• Exercise prompt
Search the material for the word "uses" and copy each line that holds it.
┌─ Material provided
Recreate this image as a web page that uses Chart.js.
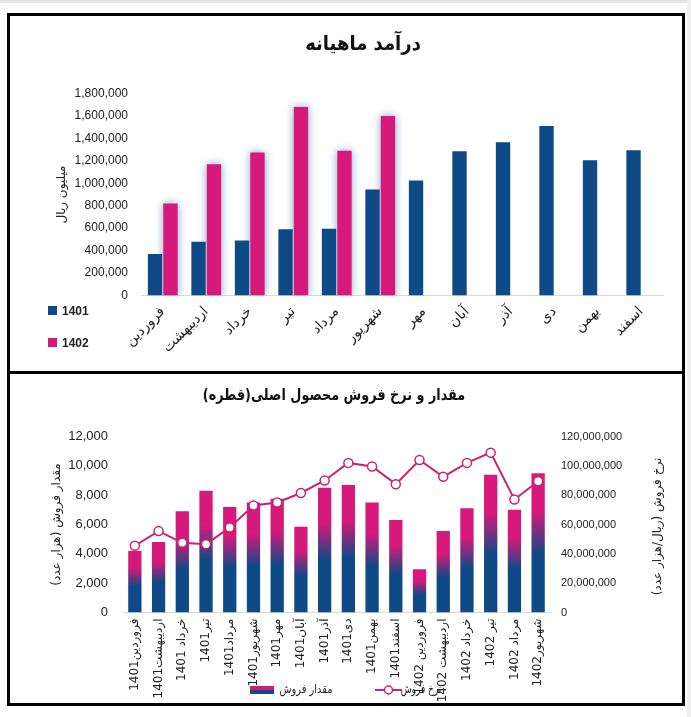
<!DOCTYPE html>
<html>
<head>
<meta charset="utf-8">
<title>revenue</title>
<script src="https://cdn.jsdelivr.net/npm/chart.js@4.4.1/dist/chart.umd.min.js"></script>
<style>
  body { margin: 0; background: #fff; width: 691px; height: 717px; position: relative; overflow: hidden; }
  .strip-top { position: absolute; left: 0; top: 0; width: 691px; height: 3px; background: #e4e4e4; }
  .strip-right { position: absolute; left: 687px; top: 0; width: 4px; height: 717px; background: #eeeeee; }
  .frame { position: absolute; left: 7px; top: 13px; width: 672px; height: 687px; border: 3px solid #000; }
  .mid { position: absolute; left: 7px; top: 371px; width: 678px; height: 3px; background: #000; }
  #revenueChart { position: absolute; left: 10px; top: 16px; }
  #salesChart { position: absolute; left: 10px; top: 374px; }
</style>
</head>
<body>
<div class="strip-top"></div>
<div class="strip-right"></div>
<div class="frame"></div>
<div class="mid"></div>
<canvas id="revenueChart" width="672" height="355" dir="rtl"></canvas>
<canvas id="salesChart" width="672" height="329" dir="rtl"></canvas>

<script>
// --- data: monthly revenue (million rial) ---
var months = ['فروردین', 'اردیبهشت', 'خرداد', 'تیر', 'مرداد', 'شهریور', 'مهر', 'آبان', 'آذر', 'دی', 'بهمن', 'اسفند'];
var revenue1401 = [370000, 480000, 490000, 590000, 595000, 945000, 1025000, 1285000, 1365000, 1510000, 1205000, 1295000];
var revenue1402 = [820000, 1170000, 1275000, 1680000, 1290000, 1600000, null, null, null, null, null, null];
var revenueTicks = { max: 1800000, step: 200000 };

// --- data: sales quantity & rate of main product ---
var periods = ['فروردین1401', 'اردیبهشت1401', 'خرداد 1401', 'تیر1401', 'مرداد1401', 'شهریور1401', 'مهر1401', 'آبان1401', 'آذر1401',
  'دی1401', 'بهمن1401', 'اسفند1401', 'فروردین 1402', 'اردیبهشت 1402', 'خرداد 1402', 'تیر 1402', 'مرداد 1402', 'شهریور1402'];
var salesQty = [4200, 4800, 6900, 8300, 7200, 7500, 7750, 5850, 8500, 8700, 7500, 6300, 2950, 5550, 7100, 9400, 7000, 9500];
var salesRate = [45500000, 55500000, 47500000, 46500000, 58000000, 73000000, 75000000, 81500000, 90000000, 102000000,
  99500000, 87500000, 104000000, 92500000, 102000000, 109000000, 77000000, 89500000];
var qtyTicks = { max: 12000, step: 2000 };
var rateTicks = { max: 120000000, step: 20000000 };

var BLUE = '#0d4a86';
var MAGENTA = '#d6197a';
var LINE = '#c8246f';
var TEXT = '#222';

Chart.defaults.font.family = "'Liberation Sans', 'DejaVu Sans', sans-serif";
Chart.defaults.color = TEXT;

function fmt(v) { return Number(v).toLocaleString('en-US'); }

// squeezed text, the original uses a narrow persian face
function drawSqueezed(ctx, text, x, y, font, squeeze, align) {
  ctx.save();
  ctx.direction = 'rtl';
  ctx.textAlign = align || 'center';
  ctx.textBaseline = 'middle';
  ctx.font = font;
  ctx.translate(x, y);
  ctx.scale(squeeze, 1);
  ctx.fillText(text, 0, 0);
  ctx.restore();
}

// ---------- chart 1 ----------
var revenueDecor = {
  id: 'revenueDecor',
  beforeDatasetDraw: function (chart, args) {
    if (args.index === 1) {
      chart.ctx.save();
      chart.ctx.shadowColor = 'rgba(60,110,175,0.65)';
      chart.ctx.shadowBlur = 8;
    }
  },
  afterDatasetDraw: function (chart, args) {
    if (args.index === 1) chart.ctx.restore();
  },
  afterDraw: function (chart) {
    var ctx = chart.ctx;
    ctx.fillStyle = '#111';
    drawSqueezed(ctx, 'درآمد ماهیانه', 353, 29, 'bold 20px "DejaVu Sans"', 0.9);

    ctx.save();
    ctx.direction = 'ltr';
    ctx.textAlign = 'left';
    ctx.textBaseline = 'middle';
    ctx.font = 'bold 12px "Liberation Sans"';
    chart.data.datasets.forEach(function (ds, i) {
      var y = 294.5 + i * 32;
      ctx.fillStyle = ds.backgroundColor;
      ctx.fillRect(38, y - 4.5, 9, 9);
      ctx.fillStyle = TEXT;
      ctx.fillText(ds.label, 52, y + 1);
    });
    ctx.restore();
  }
};

new Chart(document.getElementById('revenueChart'), {
  type: 'bar',
  data: {
    labels: months,
    datasets: [
      { label: '1401', data: revenue1401, backgroundColor: BLUE, categoryPercentage: 0.71, barPercentage: 0.93 },
      { label: '1402', data: revenue1402, backgroundColor: MAGENTA, categoryPercentage: 0.71, barPercentage: 0.93 }
    ]
  },
  options: {
    responsive: false,
    animation: false,
    layout: { padding: { top: 77.5, right: 19, bottom: 0, left: 0 } },
    plugins: { legend: { display: false }, title: { display: false }, tooltip: { enabled: false } },
    scales: {
      x: {
        grid: { display: false, drawTicks: false },
        border: { display: true, color: '#d9d9d9', width: 1 },
        ticks: { minRotation: 45, maxRotation: 45, autoSkip: false, padding: 8, color: TEXT, font: { size: 14, family: "'DejaVu Sans'" } },
        afterFit: function (s) { s.height = 75.5; }
      },
      y: {
        min: 0,
        max: revenueTicks.max,
        grid: { display: false, drawTicks: false },
        border: { display: false },
        ticks: { stepSize: revenueTicks.step, padding: 13, color: TEXT, font: { size: 12 }, callback: fmt },
        title: { display: true, text: 'میلیون ریال', color: TEXT, font: { size: 12, family: "'DejaVu Sans'" }, padding: { top: 45, bottom: 0 } },
        afterFit: function (s) { s.width = 131; }
      }
    }
  },
  plugins: [revenueDecor]
});

// ---------- chart 2 ----------
function barGradient(c) {
  var chart = c.chart;
  if (c.type !== 'data' || !chart.chartArea) return BLUE;
  var y = chart.scales.y;
  var y0 = y.getPixelForValue(0);
  var y1 = y.getPixelForValue(c.raw);
  var g = chart.ctx.createLinearGradient(0, y0, 0, y1);
  g.addColorStop(0, BLUE);
  g.addColorStop(0.42, BLUE);
  g.addColorStop(0.72, MAGENTA);
  g.addColorStop(1, MAGENTA);
  return g;
}

var salesDecor = {
  id: 'salesDecor',
  afterDraw: function (chart) {
    var ctx = chart.ctx;
    var area = chart.chartArea;
    ctx.fillStyle = '#111';
    drawSqueezed(ctx, 'مقدار و نرخ فروش محصول اصلی(قطره)', 324, 22, 'bold 16px "DejaVu Sans"', 0.8);

    ctx.save();
    ctx.direction = 'rtl';
    ctx.textAlign = 'center';
    ctx.textBaseline = 'middle';

    // right axis title, rotated like the left one
    ctx.save();
    ctx.translate(648, (area.top + area.bottom) / 2 + 2);
    ctx.rotate(-Math.PI / 2);
    ctx.fillStyle = TEXT;
    ctx.font = '12px "DejaVu Sans"';
    ctx.fillText(chart.options.scales.y1.title.text, 0, 0);
    ctx.restore();

    // legend
    var ly = 316;
    var bar = chart.data.datasets[0];
    var line = chart.data.datasets[1];
    var g = ctx.createLinearGradient(0, ly + 4, 0, ly - 4);
    g.addColorStop(0, BLUE);
    g.addColorStop(0.45, BLUE);
    g.addColorStop(0.55, MAGENTA);
    g.addColorStop(1, MAGENTA);
    ctx.fillStyle = g;
    ctx.fillRect(240, ly - 4, 24, 8);
    ctx.fillStyle = TEXT;
    drawSqueezed(ctx, bar.label, 296, ly, '12px "DejaVu Sans"', 0.82);

    ctx.strokeStyle = line.borderColor;
    ctx.lineWidth = 2;
    ctx.beginPath();
    ctx.moveTo(365, ly);
    ctx.lineTo(392, ly);
    ctx.stroke();
    ctx.beginPath();
    ctx.arc(378.5, ly, 4, 0, Math.PI * 2);
    ctx.fillStyle = '#fff';
    ctx.fill();
    ctx.lineWidth = 1.5;
    ctx.stroke();
    ctx.fillStyle = TEXT;
    drawSqueezed(ctx, line.label, 411, ly, '12px "DejaVu Sans"', 0.75);
    ctx.restore();
  }
};

new Chart(document.getElementById('salesChart'), {
  data: {
    labels: periods,
    datasets: [
      { type: 'bar', label: 'مقدار فروش', data: salesQty, yAxisID: 'y', order: 2,
        backgroundColor: barGradient, categoryPercentage: 1, barPercentage: 0.56 },
      { type: 'line', label: 'نرخ فروش', data: salesRate, yAxisID: 'y1', order: 1,
        borderColor: LINE, borderWidth: 2, pointRadius: 4.5, pointBorderWidth: 1.5,
        pointBackgroundColor: '#fff', pointBorderColor: LINE, tension: 0 }
    ]
  },
  options: {
    responsive: false,
    animation: false,
    layout: { padding: { top: 62.5, right: 0, bottom: 0, left: 0 } },
    plugins: { legend: { display: false }, title: { display: false }, tooltip: { enabled: false } },
    scales: {
      x: {
        grid: { display: false, drawTicks: false },
        border: { display: true, color: '#d9d9d9', width: 1 },
        ticks: { minRotation: 90, maxRotation: 90, autoSkip: false, padding: 6, color: TEXT, font: { size: 12, family: "'DejaVu Sans'" } },
        afterFit: function (s) { s.height = 90.5; }
      },
      y: {
        position: 'left',
        min: 0,
        max: qtyTicks.max,
        grid: { display: false, drawTicks: false },
        border: { display: false },
        ticks: { stepSize: qtyTicks.step, padding: 15, color: TEXT, font: { size: 13 }, callback: fmt },
        title: { display: true, text: 'مقدار فروش (هزار عدد)', color: TEXT, font: { size: 12, family: "'DejaVu Sans'" }, padding: { top: 40, bottom: 0 } },
        afterFit: function (s) { s.width = 113; }
      },
      y1: {
        position: 'right',
        min: 0,
        max: rateTicks.max,
        grid: { display: false, drawTicks: false },
        border: { display: false },
        ticks: { stepSize: rateTicks.step, padding: 11, color: TEXT, font: { size: 11 }, callback: fmt },
        title: { display: false, text: 'نرخ فروش (ریال/هزار عدد)' },
        afterFit: function (s) { s.width = 132; }
      }
    }
  },
  plugins: [salesDecor]
});
</script>
</body>
</html>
└─
• Result of the task
Recreate this image as a web page that uses Chart.js.
// squeezed text, the original uses a narrow persian face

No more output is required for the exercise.